#### [Aim of the exercise]
Would you retype, exactly and without the pictures, the lines between the line holding "Reproduce this chart with matplotlib." and the line holding "ax.spines['bottom'].set_zorder(4)", inclusive, and nothing else?

#### [Listed records]

▼

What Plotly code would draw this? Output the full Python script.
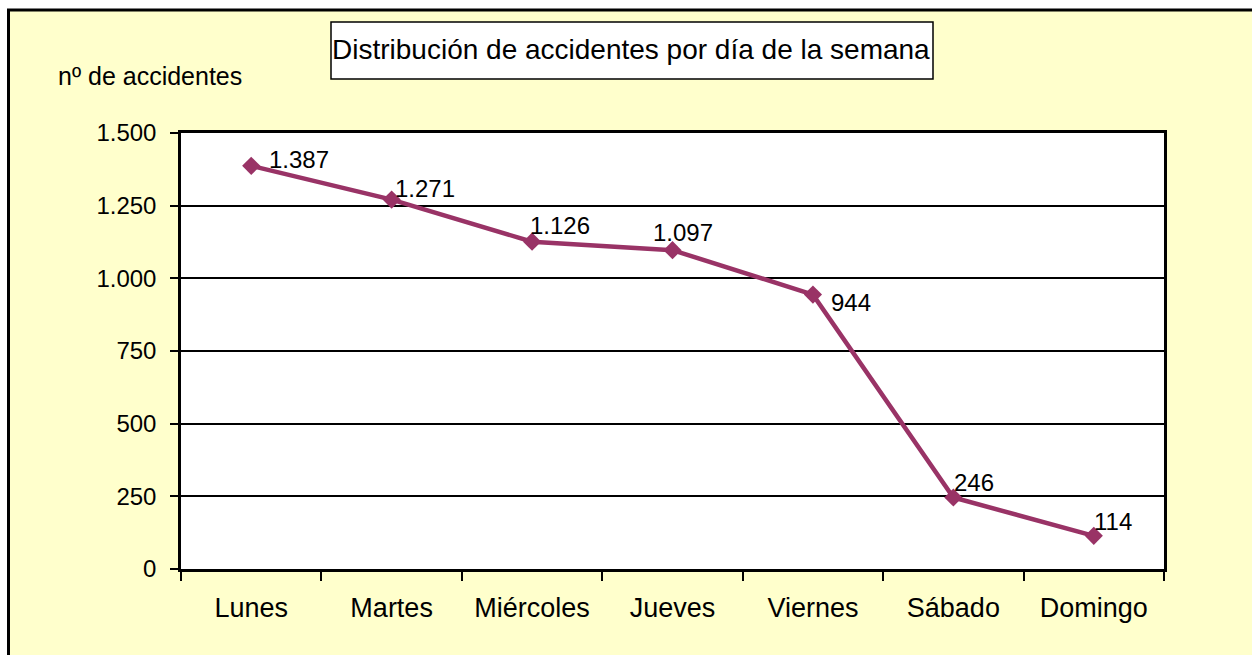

▲
▼

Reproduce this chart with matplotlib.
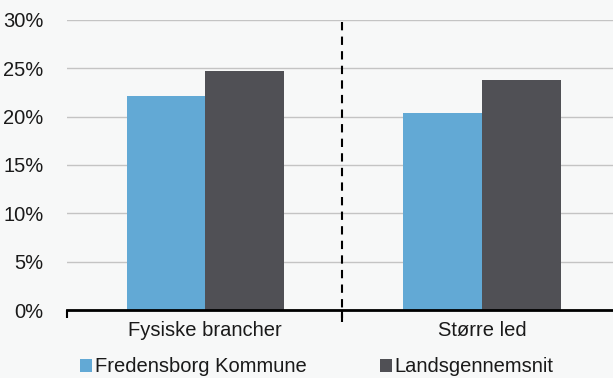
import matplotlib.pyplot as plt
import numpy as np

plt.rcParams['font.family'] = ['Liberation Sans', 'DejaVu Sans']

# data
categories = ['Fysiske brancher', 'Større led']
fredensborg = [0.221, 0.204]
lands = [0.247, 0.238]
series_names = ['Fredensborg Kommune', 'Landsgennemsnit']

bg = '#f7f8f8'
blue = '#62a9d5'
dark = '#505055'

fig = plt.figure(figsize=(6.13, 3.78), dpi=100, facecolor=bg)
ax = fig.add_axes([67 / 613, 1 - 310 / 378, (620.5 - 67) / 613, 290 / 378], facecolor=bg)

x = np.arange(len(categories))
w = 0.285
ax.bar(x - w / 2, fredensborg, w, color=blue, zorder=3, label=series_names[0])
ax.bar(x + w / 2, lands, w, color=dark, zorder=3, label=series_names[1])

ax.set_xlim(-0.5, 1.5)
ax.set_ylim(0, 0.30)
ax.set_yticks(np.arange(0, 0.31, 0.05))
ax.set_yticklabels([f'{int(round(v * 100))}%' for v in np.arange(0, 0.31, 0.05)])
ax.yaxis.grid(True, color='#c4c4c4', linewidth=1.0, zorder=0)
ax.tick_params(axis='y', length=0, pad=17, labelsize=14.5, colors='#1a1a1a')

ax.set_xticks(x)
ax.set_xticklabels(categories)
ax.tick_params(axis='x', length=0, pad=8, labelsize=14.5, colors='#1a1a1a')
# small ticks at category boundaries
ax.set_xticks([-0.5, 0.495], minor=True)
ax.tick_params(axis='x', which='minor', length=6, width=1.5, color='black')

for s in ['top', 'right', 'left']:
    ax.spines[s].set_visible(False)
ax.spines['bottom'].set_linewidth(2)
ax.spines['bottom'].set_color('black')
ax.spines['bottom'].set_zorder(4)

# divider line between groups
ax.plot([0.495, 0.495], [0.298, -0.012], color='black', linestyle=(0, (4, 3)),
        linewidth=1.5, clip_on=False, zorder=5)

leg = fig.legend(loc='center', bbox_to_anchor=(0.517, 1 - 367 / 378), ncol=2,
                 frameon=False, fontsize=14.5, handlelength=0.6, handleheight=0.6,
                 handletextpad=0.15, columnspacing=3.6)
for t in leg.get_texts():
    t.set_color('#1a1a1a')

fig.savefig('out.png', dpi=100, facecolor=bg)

▲

#### [Complete answer]
Reproduce this chart with matplotlib.
import matplotlib.pyplot as plt
import numpy as np

plt.rcParams['font.family'] = ['Liberation Sans', 'DejaVu Sans']

# data
categories = ['Fysiske brancher', 'Større led']
fredensborg = [0.221, 0.204]
lands = [0.247, 0.238]
series_names = ['Fredensborg Kommune', 'Landsgennemsnit']

bg = '#f7f8f8'
blue = '#62a9d5'
dark = '#505055'

fig = plt.figure(figsize=(6.13, 3.78), dpi=100, facecolor=bg)
ax = fig.add_axes([67 / 613, 1 - 310 / 378, (620.5 - 67) / 613, 290 / 378], facecolor=bg)

x = np.arange(len(categories))
w = 0.285
ax.bar(x - w / 2, fredensborg, w, color=blue, zorder=3, label=series_names[0])
ax.bar(x + w / 2, lands, w, color=dark, zorder=3, label=series_names[1])

ax.set_xlim(-0.5, 1.5)
ax.set_ylim(0, 0.30)
ax.set_yticks(np.arange(0, 0.31, 0.05))
ax.set_yticklabels([f'{int(round(v * 100))}%' for v in np.arange(0, 0.31, 0.05)])
ax.yaxis.grid(True, color='#c4c4c4', linewidth=1.0, zorder=0)
ax.tick_params(axis='y', length=0, pad=17, labelsize=14.5, colors='#1a1a1a')

ax.set_xticks(x)
ax.set_xticklabels(categories)
ax.tick_params(axis='x', length=0, pad=8, labelsize=14.5, colors='#1a1a1a')
# small ticks at category boundaries
ax.set_xticks([-0.5, 0.495], minor=True)
ax.tick_params(axis='x', which='minor', length=6, width=1.5, color='black')

for s in ['top', 'right', 'left']:
    ax.spines[s].set_visible(False)
ax.spines['bottom'].set_linewidth(2)
ax.spines['bottom'].set_color('black')
ax.spines['bottom'].set_zorder(4)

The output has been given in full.